Suppose you're stuck in an elevator (or a dentist's waiting room, or a train station, or wherever) with a group of strangers and you think a little conversation would make the experience more pleasant, so you pipe up with what you hope is a brilliant opening line: "According to Webster's dictionary...."
I've already stopped listening. You might catch my attention with an erudite reference to etymology from the Oxford English Dictionary, but that's not what (some of) my students do: someone somewhere has told them that it's a great idea to start an essay with "According to Webster's dictionary," which makes me want to lie down.
It wouldn't be so bad if they were defining terms I don't already know or illuminating some little-known origin of a word, but no: students who start with dictionary definitions almost always define common words that any reasonable person ought to know, offering no new insight. I have read papers opening with the dictionary definition of house and poetry and, today, science.
Imagine that you're on a blind date with the person of your dreams and you feel the need to quote the dictionary definition of the word house. That's fine if the person of your dreams is learning English and has requested your assistance understanding connotations of words; otherwise, you're about to go home alone.

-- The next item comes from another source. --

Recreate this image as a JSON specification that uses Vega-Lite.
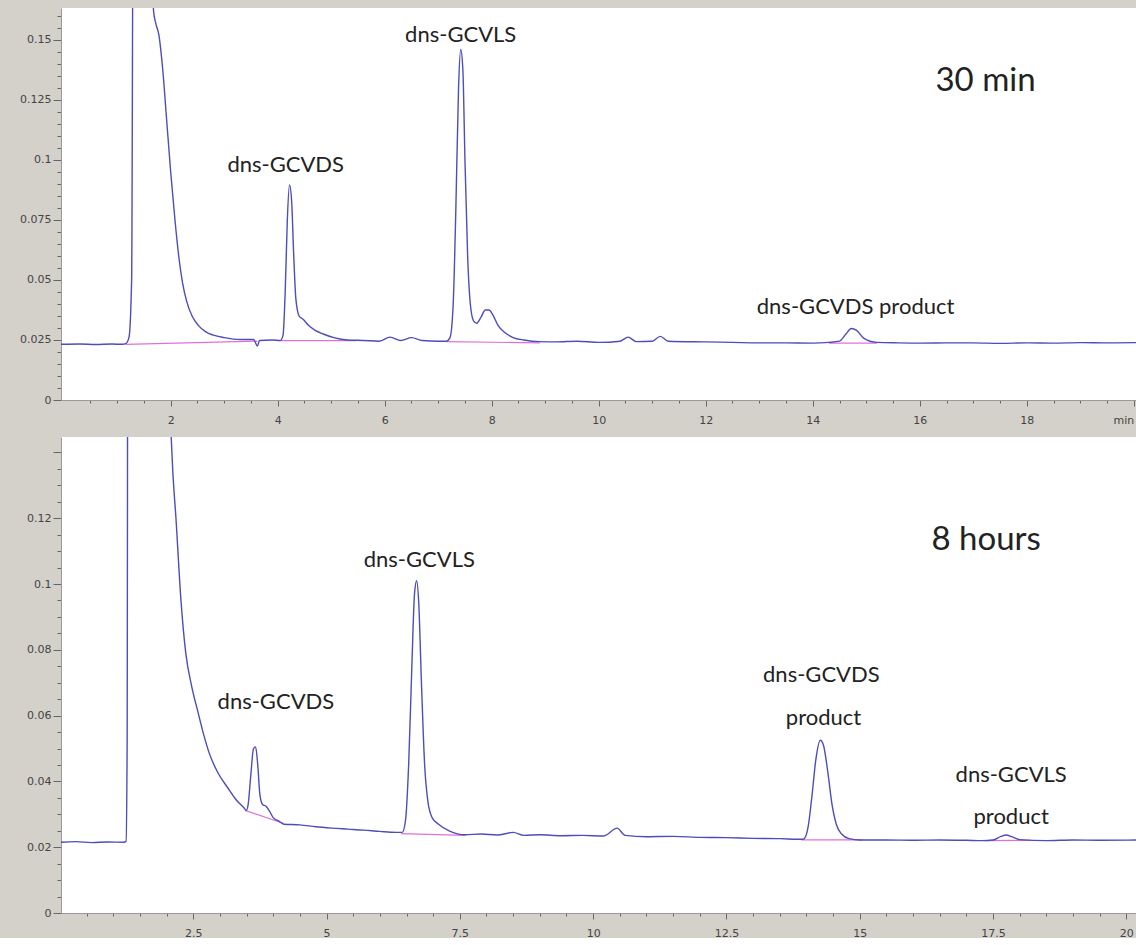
{
  "$schema": "https://vega.github.io/schema/vega-lite/v6.json",
  "background": "#d4d1ca",
  "padding": {"left": 19, "top": 8, "right": 0, "bottom": 0},
  "spacing": 12,
  "config": {
    "view": {"fill": "white", "stroke": null},
    "axis": {
      "labelFont": "DejaVu Sans", "labelFontSize": 11, "labelColor": "#444",
      "tickColor": "#666", "domainColor": "#999", "grid": false, "title": null, "labelPadding": 2
    },
    "text": {"font": "Lato", "color": "#222"}
  },
  "datasets": {
    "top": [
      {"t": -0.05, "v": 0.0232}, {"t": 0.3, "v": 0.0233}, {"t": 0.6, "v": 0.0231}, {"t": 0.9, "v": 0.0233}, {"t": 1.1, "v": 0.0232},
      {"t": 1.16, "v": 0.0235}, {"t": 1.22, "v": 0.026}, {"t": 1.27, "v": 0.05}, {"t": 1.31, "v": 0.3},
      {"t": 1.6, "v": 0.3}, {"t": 1.68, "v": 0.162}, {"t": 1.72, "v": 0.157}, {"t": 1.78, "v": 0.152}, {"t": 1.85, "v": 0.138},
      {"t": 1.92, "v": 0.118}, {"t": 2.0, "v": 0.095}, {"t": 2.08, "v": 0.075}, {"t": 2.15, "v": 0.06}, {"t": 2.22, "v": 0.049},
      {"t": 2.3, "v": 0.041}, {"t": 2.4, "v": 0.035}, {"t": 2.52, "v": 0.031}, {"t": 2.65, "v": 0.0285}, {"t": 2.8, "v": 0.027},
      {"t": 3.0, "v": 0.026}, {"t": 3.3, "v": 0.0252}, {"t": 3.55, "v": 0.0252}, {"t": 3.62, "v": 0.0225}, {"t": 3.66, "v": 0.0248},
      {"t": 3.9, "v": 0.025}, {"t": 4.05, "v": 0.0248}, {"t": 4.1, "v": 0.027}, {"t": 4.14, "v": 0.045}, {"t": 4.18, "v": 0.075},
      {"t": 4.22, "v": 0.0896}, {"t": 4.26, "v": 0.083}, {"t": 4.3, "v": 0.06}, {"t": 4.34, "v": 0.042}, {"t": 4.4, "v": 0.035},
      {"t": 4.48, "v": 0.0335}, {"t": 4.58, "v": 0.031}, {"t": 4.7, "v": 0.029}, {"t": 4.85, "v": 0.0275}, {"t": 5.05, "v": 0.026},
      {"t": 5.3, "v": 0.025}, {"t": 5.6, "v": 0.0248}, {"t": 5.9, "v": 0.0245}, {"t": 6.1, "v": 0.0262}, {"t": 6.3, "v": 0.0248},
      {"t": 6.5, "v": 0.026}, {"t": 6.7, "v": 0.0248}, {"t": 7.0, "v": 0.0245}, {"t": 7.15, "v": 0.0245}, {"t": 7.22, "v": 0.026},
      {"t": 7.28, "v": 0.04}, {"t": 7.33, "v": 0.08}, {"t": 7.38, "v": 0.13}, {"t": 7.42, "v": 0.146}, {"t": 7.46, "v": 0.138},
      {"t": 7.5, "v": 0.1}, {"t": 7.55, "v": 0.06}, {"t": 7.6, "v": 0.04}, {"t": 7.66, "v": 0.033}, {"t": 7.72, "v": 0.032},
      {"t": 7.8, "v": 0.0345}, {"t": 7.88, "v": 0.0375}, {"t": 7.95, "v": 0.0375}, {"t": 8.02, "v": 0.0355}, {"t": 8.12, "v": 0.031},
      {"t": 8.25, "v": 0.028}, {"t": 8.4, "v": 0.026}, {"t": 8.6, "v": 0.025}, {"t": 8.9, "v": 0.0243}, {"t": 9.2, "v": 0.0242},
      {"t": 9.6, "v": 0.0245}, {"t": 10.0, "v": 0.024}, {"t": 10.4, "v": 0.0245}, {"t": 10.55, "v": 0.0262}, {"t": 10.7, "v": 0.0243},
      {"t": 11.0, "v": 0.0245}, {"t": 11.15, "v": 0.0265}, {"t": 11.3, "v": 0.0245}, {"t": 12.0, "v": 0.0242}, {"t": 12.5, "v": 0.024},
      {"t": 13.0, "v": 0.0238}, {"t": 13.5, "v": 0.0238}, {"t": 14.0, "v": 0.0237}, {"t": 14.3, "v": 0.024}, {"t": 14.5, "v": 0.0245},
      {"t": 14.62, "v": 0.0275}, {"t": 14.72, "v": 0.0298}, {"t": 14.82, "v": 0.029}, {"t": 14.95, "v": 0.0258}, {"t": 15.2, "v": 0.024},
      {"t": 15.6, "v": 0.0238}, {"t": 16.0, "v": 0.0237}, {"t": 16.5, "v": 0.0238}, {"t": 17.0, "v": 0.0238}, {"t": 17.5, "v": 0.0236},
      {"t": 18.0, "v": 0.0238}, {"t": 18.5, "v": 0.0237}, {"t": 19.0, "v": 0.0239}, {"t": 19.5, "v": 0.0238}, {"t": 20.06, "v": 0.0239}
    ],
    "topBase": [
      {"seg": "a", "t": 1.16, "v": 0.0232}, {"seg": "a", "t": 3.62, "v": 0.0245},
      {"seg": "b", "t": 4.06, "v": 0.0247}, {"seg": "b", "t": 5.46, "v": 0.0247},
      {"seg": "c", "t": 7.15, "v": 0.0243}, {"seg": "c", "t": 8.9, "v": 0.0238},
      {"seg": "d", "t": 14.3, "v": 0.0237}, {"seg": "d", "t": 15.2, "v": 0.0237}
    ],
    "topLab": [
      {"t": 4.15, "v": 0.098, "txt": "dns-GCVDS"},
      {"t": 7.42, "v": 0.152, "txt": "dns-GCVLS"},
      {"t": 14.8, "v": 0.0388, "txt": "dns-GCVDS product"}
    ],
    "topTitle": [{"t": 17.23, "v": 0.133, "txt": "30 min"}],
    "bot": [
      {"t": 0.02, "v": 0.0215}, {"t": 0.3, "v": 0.0217}, {"t": 0.6, "v": 0.0214}, {"t": 0.9, "v": 0.0216}, {"t": 1.2, "v": 0.0215},
      {"t": 1.24, "v": 0.0218}, {"t": 1.26, "v": 0.05}, {"t": 1.28, "v": 0.3}, {"t": 2.0, "v": 0.3}, {"t": 2.06, "v": 0.16},
      {"t": 2.1, "v": 0.14}, {"t": 2.18, "v": 0.119}, {"t": 2.27, "v": 0.095}, {"t": 2.36, "v": 0.079}, {"t": 2.47, "v": 0.069},
      {"t": 2.59, "v": 0.061}, {"t": 2.7, "v": 0.054}, {"t": 2.8, "v": 0.0486}, {"t": 2.95, "v": 0.043}, {"t": 3.15, "v": 0.038},
      {"t": 3.3, "v": 0.0345}, {"t": 3.45, "v": 0.032}, {"t": 3.5, "v": 0.0312}, {"t": 3.53, "v": 0.033}, {"t": 3.58, "v": 0.042},
      {"t": 3.63, "v": 0.05}, {"t": 3.67, "v": 0.0505}, {"t": 3.71, "v": 0.045}, {"t": 3.75, "v": 0.036}, {"t": 3.8, "v": 0.033},
      {"t": 3.86, "v": 0.0325}, {"t": 3.93, "v": 0.031}, {"t": 4.0, "v": 0.029}, {"t": 4.1, "v": 0.028}, {"t": 4.2, "v": 0.027},
      {"t": 4.5, "v": 0.0268}, {"t": 4.8, "v": 0.0262}, {"t": 5.1, "v": 0.0258}, {"t": 5.4, "v": 0.0255}, {"t": 5.7, "v": 0.0252},
      {"t": 6.0, "v": 0.0248}, {"t": 6.3, "v": 0.0245}, {"t": 6.42, "v": 0.0245}, {"t": 6.48, "v": 0.028}, {"t": 6.54, "v": 0.045},
      {"t": 6.6, "v": 0.075}, {"t": 6.65, "v": 0.097}, {"t": 6.69, "v": 0.101}, {"t": 6.73, "v": 0.094}, {"t": 6.78, "v": 0.07},
      {"t": 6.84, "v": 0.045}, {"t": 6.9, "v": 0.034}, {"t": 6.98, "v": 0.029}, {"t": 7.1, "v": 0.027}, {"t": 7.3, "v": 0.025},
      {"t": 7.6, "v": 0.0238}, {"t": 7.9, "v": 0.024}, {"t": 8.2, "v": 0.0237}, {"t": 8.5, "v": 0.0245}, {"t": 8.7, "v": 0.0236},
      {"t": 9.0, "v": 0.0238}, {"t": 9.4, "v": 0.0235}, {"t": 9.8, "v": 0.0236}, {"t": 10.2, "v": 0.0234}, {"t": 10.45, "v": 0.0258},
      {"t": 10.6, "v": 0.0236}, {"t": 11.0, "v": 0.0232}, {"t": 11.5, "v": 0.0233}, {"t": 12.0, "v": 0.023}, {"t": 12.5, "v": 0.0229},
      {"t": 13.0, "v": 0.0227}, {"t": 13.5, "v": 0.0226}, {"t": 13.9, "v": 0.0224}, {"t": 13.95, "v": 0.0225}, {"t": 14.03, "v": 0.026},
      {"t": 14.1, "v": 0.035}, {"t": 14.18, "v": 0.047}, {"t": 14.26, "v": 0.0525}, {"t": 14.32, "v": 0.051}, {"t": 14.4, "v": 0.043},
      {"t": 14.48, "v": 0.033}, {"t": 14.56, "v": 0.027}, {"t": 14.66, "v": 0.024}, {"t": 14.8, "v": 0.0226}, {"t": 15.0, "v": 0.0222},
      {"t": 15.5, "v": 0.0222}, {"t": 16.0, "v": 0.0221}, {"t": 16.5, "v": 0.0222}, {"t": 17.0, "v": 0.0221}, {"t": 17.3, "v": 0.022},
      {"t": 17.5, "v": 0.0222}, {"t": 17.65, "v": 0.0233}, {"t": 17.75, "v": 0.0237}, {"t": 17.85, "v": 0.0232}, {"t": 18.0, "v": 0.0223},
      {"t": 18.5, "v": 0.022}, {"t": 19.0, "v": 0.0222}, {"t": 19.5, "v": 0.0221}, {"t": 20.2, "v": 0.0222}
    ],
    "botBase": [
      {"seg": "a", "t": 3.47, "v": 0.0312}, {"seg": "a", "t": 4.2, "v": 0.0272},
      {"seg": "b", "t": 6.4, "v": 0.0241}, {"seg": "b", "t": 7.6, "v": 0.0236},
      {"seg": "c", "t": 13.9, "v": 0.0222}, {"seg": "c", "t": 15.05, "v": 0.0222},
      {"seg": "d", "t": 17.35, "v": 0.022}, {"seg": "d", "t": 18.2, "v": 0.0221}
    ],
    "botLab": [
      {"t": 4.05, "v": 0.0641, "txt": "dns-GCVDS"},
      {"t": 6.74, "v": 0.1073, "txt": "dns-GCVLS"},
      {"t": 14.28, "v": 0.0723, "txt": "dns-GCVDS"},
      {"t": 14.32, "v": 0.0593, "txt": "product"},
      {"t": 17.84, "v": 0.0419, "txt": "dns-GCVLS"},
      {"t": 17.84, "v": 0.0292, "txt": "product"}
    ],
    "botTitle": [{"t": 17.37, "v": 0.1134, "txt": "8 hours"}]
  },
  "vconcat": [
    {
      "width": 1076, "height": 392,
      "encoding": {
        "x": {"field": "t", "type": "quantitative",
          "scale": {"domain": [-0.05, 20.06], "nice": false, "zero": false},
          "axis": {
            "values": [0.5,1,1.5,2,2.5,3,3.5,4,4.5,5,5.5,6,6.5,7,7.5,8,8.5,9,9.5,10,10.5,11,11.5,12,12.5,13,13.5,14,14.5,15,15.5,16,16.5,17,17.5,18,18.5,19,19.5,20],
            "labelExpr": "datum.value == 20 ? 'min' : (round(datum.value*10) % 20 == 0 ? datum.label : '')",
            "labelAlign": {"condition": {"test": "datum.value == 20", "value": "right"}, "value": "center"},
            "tickSize": {"condition": {"test": "round(datum.value*10) % 20 == 0", "value": 6}, "value": 3},
            "format": "~g", "labelPadding": 8
          }},
        "y": {"field": "v", "type": "quantitative",
          "scale": {"domain": [0, 0.1633], "nice": false, "zero": false},
          "axis": {
            "values": [0,0.005,0.01,0.015,0.02,0.025,0.03,0.035,0.04,0.045,0.05,0.055,0.06,0.065,0.07,0.075,0.08,0.085,0.09,0.095,0.1,0.105,0.11,0.115,0.12,0.125,0.13,0.135,0.14,0.145,0.15,0.155,0.16],
            "labelExpr": "round(datum.value*1000) % 25 == 0 ? datum.label : ''",
            "tickSize": {"condition": {"test": "round(datum.value*1000) % 25 == 0", "value": 8}, "value": 4},
            "format": ".3~f"
          }}
      },
      "layer": [
        {"data": {"name": "topBase"}, "mark": {"type": "line", "color": "#e070d8", "strokeWidth": 1.2, "clip": true},
          "encoding": {"detail": {"field": "seg"}}},
        {"data": {"name": "top"}, "mark": {"type": "line", "color": "#4d4dbb", "strokeWidth": 1.4, "clip": true, "interpolate": "monotone"}, "encoding": {}},
        {"data": {"name": "topLab"}, "mark": {"type": "text", "fontSize": 22, "align": "center", "baseline": "middle"},
          "encoding": {"text": {"field": "txt"}}},
        {"data": {"name": "topTitle"}, "mark": {"type": "text", "fontSize": 33, "align": "center", "baseline": "middle"},
          "encoding": {"text": {"field": "txt"}}}
      ]
    },
    {
      "width": 1076, "height": 476,
      "encoding": {
        "x": {"field": "t", "type": "quantitative",
          "scale": {"domain": [0.02, 20.2], "nice": false, "zero": false},
          "axis": {
            "values": [0.5,1,1.5,2,2.5,3,3.5,4,4.5,5,5.5,6,6.5,7,7.5,8,8.5,9,9.5,10,10.5,11,11.5,12,12.5,13,13.5,14,14.5,15,15.5,16,16.5,17,17.5,18,18.5,19,19.5,20],
            "labelExpr": "round(datum.value*10) % 25 == 0 ? datum.label : ''",
            "tickSize": {"condition": {"test": "round(datum.value*10) % 25 == 0", "value": 6}, "value": 3},
            "format": "~g", "labelPadding": 8
          }},
        "y": {"field": "v", "type": "quantitative",
          "scale": {"domain": [0, 0.1447], "nice": false, "zero": false},
          "axis": {
            "values": [0,0.005,0.01,0.015,0.02,0.025,0.03,0.035,0.04,0.045,0.05,0.055,0.06,0.065,0.07,0.075,0.08,0.085,0.09,0.095,0.1,0.105,0.11,0.115,0.12,0.125,0.13,0.135,0.14],
            "labelExpr": "round(datum.value*1000) % 20 == 0 && datum.value < 0.13 ? datum.label : ''",
            "tickSize": {"condition": {"test": "round(datum.value*1000) % 20 == 0", "value": 8}, "value": 4},
            "format": ".3~f"
          }}
      },
      "layer": [
        {"data": {"name": "botBase"}, "mark": {"type": "line", "color": "#e070d8", "strokeWidth": 1.2, "clip": true},
          "encoding": {"detail": {"field": "seg"}}},
        {"data": {"name": "bot"}, "mark": {"type": "line", "color": "#4d4dbb", "strokeWidth": 1.4, "clip": true, "interpolate": "monotone"}, "encoding": {}},
        {"data": {"name": "botLab"}, "mark": {"type": "text", "fontSize": 22, "align": "center", "baseline": "middle"},
          "encoding": {"text": {"field": "txt"}}},
        {"data": {"name": "botTitle"}, "mark": {"type": "text", "fontSize": 33, "align": "center", "baseline": "middle"},
          "encoding": {"text": {"field": "txt"}}}
      ]
    }
  ]
}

I know what house means! Every conceivable audience for the paper knows what house means! If the dictionary definition doesn't tell me something new and unexpected about the meaning of house, what's the point?
I know what the point is: filling space on the page. But here's the thing: text that merely fills space without adding to a reader's understanding of the topic is not fulfilling the primary purpose of the paper and is therefore unlikely to rise to the top of the grading scale. So whoever is telling students that it's a great idea to start with "According to Webster's dictionary" needs to just stop right now.
And if you don't know what stop means--well, you know where to look.